THE TASK: Restate all the material verbatim, except for the pictures.

GIVEN MATERIAL:
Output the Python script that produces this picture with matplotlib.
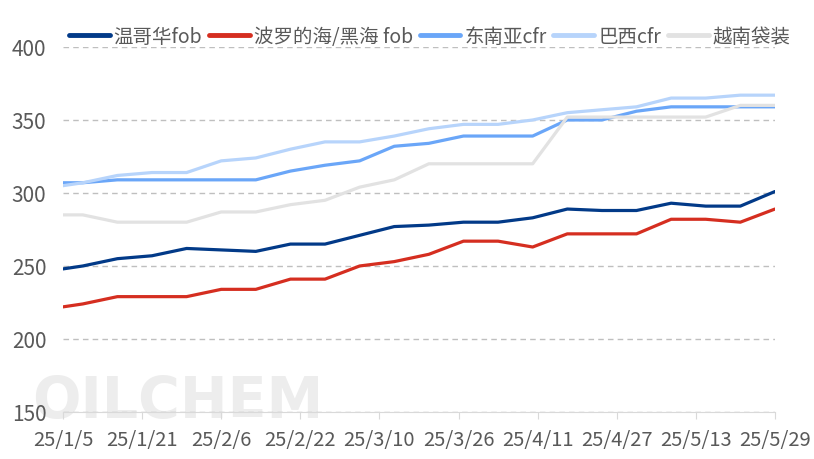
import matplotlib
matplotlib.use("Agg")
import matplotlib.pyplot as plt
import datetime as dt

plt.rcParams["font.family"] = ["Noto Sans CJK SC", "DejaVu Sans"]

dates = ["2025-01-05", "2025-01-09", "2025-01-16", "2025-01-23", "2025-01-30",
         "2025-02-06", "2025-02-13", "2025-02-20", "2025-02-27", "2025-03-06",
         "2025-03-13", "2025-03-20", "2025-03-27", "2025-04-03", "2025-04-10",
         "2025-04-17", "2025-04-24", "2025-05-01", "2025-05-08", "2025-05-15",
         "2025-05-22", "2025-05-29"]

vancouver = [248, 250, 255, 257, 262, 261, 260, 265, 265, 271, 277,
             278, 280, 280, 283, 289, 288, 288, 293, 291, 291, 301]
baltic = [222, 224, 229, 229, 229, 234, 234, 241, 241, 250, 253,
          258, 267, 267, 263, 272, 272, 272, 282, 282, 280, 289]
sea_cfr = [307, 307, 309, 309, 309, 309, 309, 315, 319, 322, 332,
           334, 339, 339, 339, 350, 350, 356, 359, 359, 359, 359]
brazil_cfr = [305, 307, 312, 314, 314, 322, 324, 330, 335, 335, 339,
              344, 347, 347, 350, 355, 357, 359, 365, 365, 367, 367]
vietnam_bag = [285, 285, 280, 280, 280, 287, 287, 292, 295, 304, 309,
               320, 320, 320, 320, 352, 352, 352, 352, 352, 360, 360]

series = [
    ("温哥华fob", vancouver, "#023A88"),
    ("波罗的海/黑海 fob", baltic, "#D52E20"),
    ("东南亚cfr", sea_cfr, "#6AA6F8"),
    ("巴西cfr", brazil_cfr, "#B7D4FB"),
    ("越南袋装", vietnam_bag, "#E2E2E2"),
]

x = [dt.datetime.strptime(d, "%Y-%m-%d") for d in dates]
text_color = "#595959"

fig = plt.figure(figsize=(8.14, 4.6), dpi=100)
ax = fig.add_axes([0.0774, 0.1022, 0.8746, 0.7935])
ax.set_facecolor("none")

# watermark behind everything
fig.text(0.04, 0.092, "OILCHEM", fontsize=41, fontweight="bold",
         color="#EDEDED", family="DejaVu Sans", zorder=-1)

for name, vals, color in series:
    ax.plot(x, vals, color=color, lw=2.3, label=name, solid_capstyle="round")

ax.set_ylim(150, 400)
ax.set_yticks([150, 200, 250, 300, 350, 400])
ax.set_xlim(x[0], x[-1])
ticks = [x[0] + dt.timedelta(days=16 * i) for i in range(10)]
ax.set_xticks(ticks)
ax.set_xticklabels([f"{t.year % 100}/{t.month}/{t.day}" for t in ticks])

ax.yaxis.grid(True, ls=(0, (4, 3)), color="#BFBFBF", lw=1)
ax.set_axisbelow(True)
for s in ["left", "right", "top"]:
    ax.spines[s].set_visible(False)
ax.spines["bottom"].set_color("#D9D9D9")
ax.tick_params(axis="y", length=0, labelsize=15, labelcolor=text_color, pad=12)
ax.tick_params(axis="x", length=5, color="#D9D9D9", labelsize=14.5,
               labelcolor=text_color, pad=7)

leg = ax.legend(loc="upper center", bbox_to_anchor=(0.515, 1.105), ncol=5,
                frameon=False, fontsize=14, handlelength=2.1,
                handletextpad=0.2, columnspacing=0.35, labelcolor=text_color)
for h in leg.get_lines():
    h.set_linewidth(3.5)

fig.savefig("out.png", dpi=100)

OUTPUT OF THE EXERCISE:
Output the Python script that produces this picture with matplotlib.
import matplotlib
matplotlib.use("Agg")
import matplotlib.pyplot as plt
import datetime as dt

plt.rcParams["font.family"] = ["Noto Sans CJK SC", "DejaVu Sans"]

dates = ["2025-01-05", "2025-01-09", "2025-01-16", "2025-01-23", "2025-01-30",
         "2025-02-06", "2025-02-13", "2025-02-20", "2025-02-27", "2025-03-06",
         "2025-03-13", "2025-03-20", "2025-03-27", "2025-04-03", "2025-04-10",
         "2025-04-17", "2025-04-24", "2025-05-01", "2025-05-08", "2025-05-15",
         "2025-05-22", "2025-05-29"]

vancouver = [248, 250, 255, 257, 262, 261, 260, 265, 265, 271, 277,
             278, 280, 280, 283, 289, 288, 288, 293, 291, 291, 301]
baltic = [222, 224, 229, 229, 229, 234, 234, 241, 241, 250, 253,
          258, 267, 267, 263, 272, 272, 272, 282, 282, 280, 289]
sea_cfr = [307, 307, 309, 309, 309, 309, 309, 315, 319, 322, 332,
           334, 339, 339, 339, 350, 350, 356, 359, 359, 359, 359]
brazil_cfr = [305, 307, 312, 314, 314, 322, 324, 330, 335, 335, 339,
              344, 347, 347, 350, 355, 357, 359, 365, 365, 367, 367]
vietnam_bag = [285, 285, 280, 280, 280, 287, 287, 292, 295, 304, 309,
               320, 320, 320, 320, 352, 352, 352, 352, 352, 360, 360]

series = [
    ("温哥华fob", vancouver, "#023A88"),
    ("波罗的海/黑海 fob", baltic, "#D52E20"),
    ("东南亚cfr", sea_cfr, "#6AA6F8"),
    ("巴西cfr", brazil_cfr, "#B7D4FB"),
    ("越南袋装", vietnam_bag, "#E2E2E2"),
]

x = [dt.datetime.strptime(d, "%Y-%m-%d") for d in dates]
text_color = "#595959"

fig = plt.figure(figsize=(8.14, 4.6), dpi=100)
ax = fig.add_axes([0.0774, 0.1022, 0.8746, 0.7935])
ax.set_facecolor("none")

# watermark behind everything
fig.text(0.04, 0.092, "OILCHEM", fontsize=41, fontweight="bold",
         color="#EDEDED", family="DejaVu Sans", zorder=-1)

for name, vals, color in series:
    ax.plot(x, vals, color=color, lw=2.3, label=name, solid_capstyle="round")

ax.set_ylim(150, 400)
ax.set_yticks([150, 200, 250, 300, 350, 400])
ax.set_xlim(x[0], x[-1])
ticks = [x[0] + dt.timedelta(days=16 * i) for i in range(10)]
ax.set_xticks(ticks)
ax.set_xticklabels([f"{t.year % 100}/{t.month}/{t.day}" for t in ticks])

ax.yaxis.grid(True, ls=(0, (4, 3)), color="#BFBFBF", lw=1)
ax.set_axisbelow(True)
for s in ["left", "right", "top"]:
    ax.spines[s].set_visible(False)
ax.spines["bottom"].set_color("#D9D9D9")
ax.tick_params(axis="y", length=0, labelsize=15, labelcolor=text_color, pad=12)
ax.tick_params(axis="x", length=5, color="#D9D9D9", labelsize=14.5,
               labelcolor=text_color, pad=7)

leg = ax.legend(loc="upper center", bbox_to_anchor=(0.515, 1.105), ncol=5,
                frameon=False, fontsize=14, handlelength=2.1,
                handletextpad=0.2, columnspacing=0.35, labelcolor=text_color)
for h in leg.get_lines():
    h.set_linewidth(3.5)

fig.savefig("out.png", dpi=100)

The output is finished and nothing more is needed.